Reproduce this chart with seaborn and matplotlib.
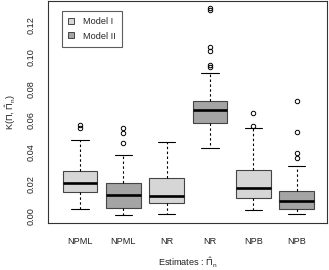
import numpy as np
import pandas as pd
import matplotlib
matplotlib.use("Agg")
import matplotlib.pyplot as plt
from matplotlib.patches import Patch
import seaborn as sns

sns.set_style("white")
plt.rcParams['font.family'] = ['Liberation Sans', 'DejaVu Sans']
plt.rcParams['mathtext.fontset'] = 'custom'
plt.rcParams['mathtext.rm'] = 'Liberation Sans'
plt.rcParams['mathtext.it'] = 'Liberation Sans'

# box summaries
groups = ["NPML", "NPML", "NR", "NR", "NPB", "NPB"]
models = ["Model I", "Model II", "Model I", "Model II", "Model I", "Model II"]
lower_whisker = [0.0040, 0.0004, 0.0011, 0.0428, 0.0034, 0.0009]
q1 = [0.0149, 0.0047, 0.0078, 0.0585, 0.0113, 0.0040]
median = [0.0208, 0.0128, 0.0124, 0.0665, 0.0172, 0.0093]
q3 = [0.0283, 0.0208, 0.0239, 0.0722, 0.0288, 0.0155]
upper_whisker = [0.0474, 0.0382, 0.0466, 0.0900, 0.0550, 0.0315]
outliers = [
    [0.0550, 0.0570],
    [0.0456, 0.0522, 0.0550],
    [],
    [0.0935, 0.0950, 0.1035, 0.1060, 0.1295, 0.1310],
    [0.0565, 0.0648],
    [0.0361, 0.0397, 0.0529, 0.0722],
]
colors = {"Model I": "#d6d6d6", "Model II": "#a4a4a4"}

# rebuild small samples whose quartiles / whiskers match the summaries
rows = []
for i in range(len(groups)):
    vals = ([lower_whisker[i]] + [q1[i]] * 10 + [median[i]] * 10
            + [q3[i]] * 10 + [upper_whisker[i]] + outliers[i])
    for v in vals:
        rows.append({"pos": str(i), "model": models[i], "value": v})
df = pd.DataFrame(rows)

fig = plt.figure(figsize=(3.29, 2.70), dpi=100)
ax = fig.add_axes([0.146, 0.175, 0.848, 0.821])

edge = "#444444"
sns.boxplot(data=df, x="pos", y="value", hue="model", dodge=False,
            order=[str(i) for i in range(6)], palette=colors, width=0.8,
            whis=1.5, linecolor=edge, linewidth=0.8, ax=ax, legend=False,
            medianprops=dict(color="black", linewidth=1.9),
            whiskerprops=dict(color="black", linestyle=(0, (2.2, 2.2)), linewidth=0.8),
            capprops=dict(color="black", linewidth=0.8),
            flierprops=dict(marker="o", markersize=3.2, markerfacecolor="none",
                            markeredgecolor="black", markeredgewidth=0.7))

ax.set_xlim(-0.74, 5.70)
ax.set_ylim(-0.0044, 0.1351)
ax.set_yticks(np.arange(0, 0.121, 0.02))
ax.set_yticklabels([f"{t:.2f}" for t in np.arange(0, 0.121, 0.02)],
                   rotation=90, va="center")
ax.set_xticks(range(6))
ax.set_xticklabels(groups)
ax.tick_params(axis="both", direction="out", length=5, width=0.8,
               color="#333333", labelsize=6.6, labelcolor="#222222")
ax.tick_params(axis="y", pad=4)
ax.tick_params(axis="x", pad=5)
for s in ax.spines.values():
    s.set_color("#333333")
    s.set_linewidth(0.8)

ax.set_xlabel(r"Estimates : $\hat{\Pi}_n$", fontsize=6.6, color="#222222")
ax.set_ylabel(r"K($\Pi$, $\hat{\Pi}_n$)", fontsize=6.6, color="#222222")
ax.xaxis.set_label_coords(0.5, -0.15)
ax.yaxis.set_label_coords(-0.108, 0.5)

handles = [Patch(facecolor=colors[m], edgecolor=edge, linewidth=0.7, label=m)
           for m in ["Model I", "Model II"]]
leg = ax.legend(handles=handles, loc="upper left", bbox_to_anchor=(0.05, 0.955),
                fontsize=6.6, frameon=True, fancybox=False, handlelength=0.6,
                handleheight=0.6, handletextpad=1.0, borderpad=0.7,
                labelspacing=0.55, borderaxespad=0)
leg.get_frame().set_edgecolor("#333333")
leg.get_frame().set_linewidth(0.8)

fig.savefig("out.png", dpi=100)
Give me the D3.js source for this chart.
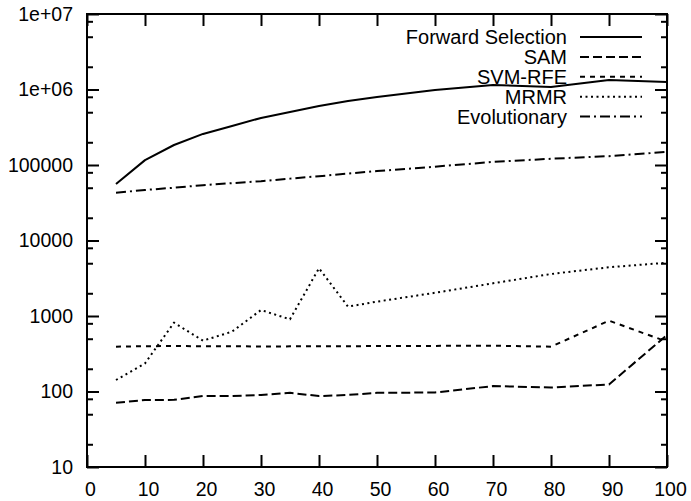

> DESCRIPTION OF THE TASK
Omit every image. Quote each record exactly.

> RESULT
Reproduce this chart with seaborn and matplotlib.
import numpy as np
import pandas as pd
import matplotlib
matplotlib.use("Agg")
import matplotlib.pyplot as plt
from matplotlib.patches import Patch
import seaborn as sns

sns.set_style("white")
plt.rcParams['font.family'] = ['Liberation Sans', 'DejaVu Sans']
plt.rcParams['mathtext.fontset'] = 'custom'
plt.rcParams['mathtext.rm'] = 'Liberation Sans'
plt.rcParams['mathtext.it'] = 'Liberation Sans'

# box summaries
groups = ["NPML", "NPML", "NR", "NR", "NPB", "NPB"]
models = ["Model I", "Model II", "Model I", "Model II", "Model I", "Model II"]
lower_whisker = [0.0040, 0.0004, 0.0011, 0.0428, 0.0034, 0.0009]
q1 = [0.0149, 0.0047, 0.0078, 0.0585, 0.0113, 0.0040]
median = [0.0208, 0.0128, 0.0124, 0.0665, 0.0172, 0.0093]
q3 = [0.0283, 0.0208, 0.0239, 0.0722, 0.0288, 0.0155]
upper_whisker = [0.0474, 0.0382, 0.0466, 0.0900, 0.0550, 0.0315]
outliers = [
    [0.0550, 0.0570],
    [0.0456, 0.0522, 0.0550],
    [],
    [0.0935, 0.0950, 0.1035, 0.1060, 0.1295, 0.1310],
    [0.0565, 0.0648],
    [0.0361, 0.0397, 0.0529, 0.0722],
]
colors = {"Model I": "#d6d6d6", "Model II": "#a4a4a4"}

# rebuild small samples whose quartiles / whiskers match the summaries
rows = []
for i in range(len(groups)):
    vals = ([lower_whisker[i]] + [q1[i]] * 10 + [median[i]] * 10
            + [q3[i]] * 10 + [upper_whisker[i]] + outliers[i])
    for v in vals:
        rows.append({"pos": str(i), "model": models[i], "value": v})
df = pd.DataFrame(rows)

fig = plt.figure(figsize=(3.29, 2.70), dpi=100)
ax = fig.add_axes([0.146, 0.175, 0.848, 0.821])

edge = "#444444"
sns.boxplot(data=df, x="pos", y="value", hue="model", dodge=False,
            order=[str(i) for i in range(6)], palette=colors, width=0.8,
            whis=1.5, linecolor=edge, linewidth=0.8, ax=ax, legend=False,
            medianprops=dict(color="black", linewidth=1.9),
            whiskerprops=dict(color="black", linestyle=(0, (2.2, 2.2)), linewidth=0.8),
            capprops=dict(color="black", linewidth=0.8),
            flierprops=dict(marker="o", markersize=3.2, markerfacecolor="none",
                            markeredgecolor="black", markeredgewidth=0.7))

ax.set_xlim(-0.74, 5.70)
ax.set_ylim(-0.0044, 0.1351)
ax.set_yticks(np.arange(0, 0.121, 0.02))
ax.set_yticklabels([f"{t:.2f}" for t in np.arange(0, 0.121, 0.02)],
                   rotation=90, va="center")
ax.set_xticks(range(6))
ax.set_xticklabels(groups)
ax.tick_params(axis="both", direction="out", length=5, width=0.8,
               color="#333333", labelsize=6.6, labelcolor="#222222")
ax.tick_params(axis="y", pad=4)
ax.tick_params(axis="x", pad=5)
for s in ax.spines.values():
    s.set_color("#333333")
    s.set_linewidth(0.8)

ax.set_xlabel(r"Estimates : $\hat{\Pi}_n$", fontsize=6.6, color="#222222")
ax.set_ylabel(r"K($\Pi$, $\hat{\Pi}_n$)", fontsize=6.6, color="#222222")
ax.xaxis.set_label_coords(0.5, -0.15)
ax.yaxis.set_label_coords(-0.108, 0.5)

handles = [Patch(facecolor=colors[m], edgecolor=edge, linewidth=0.7, label=m)
           for m in ["Model I", "Model II"]]
leg = ax.legend(handles=handles, loc="upper left", bbox_to_anchor=(0.05, 0.955),
                fontsize=6.6, frameon=True, fancybox=False, handlelength=0.6,
                handleheight=0.6, handletextpad=1.0, borderpad=0.7,
                labelspacing=0.55, borderaxespad=0)
leg.get_frame().set_edgecolor("#333333")
leg.get_frame().set_linewidth(0.8)

fig.savefig("out.png", dpi=100)
Give me the D3.js source for this chart.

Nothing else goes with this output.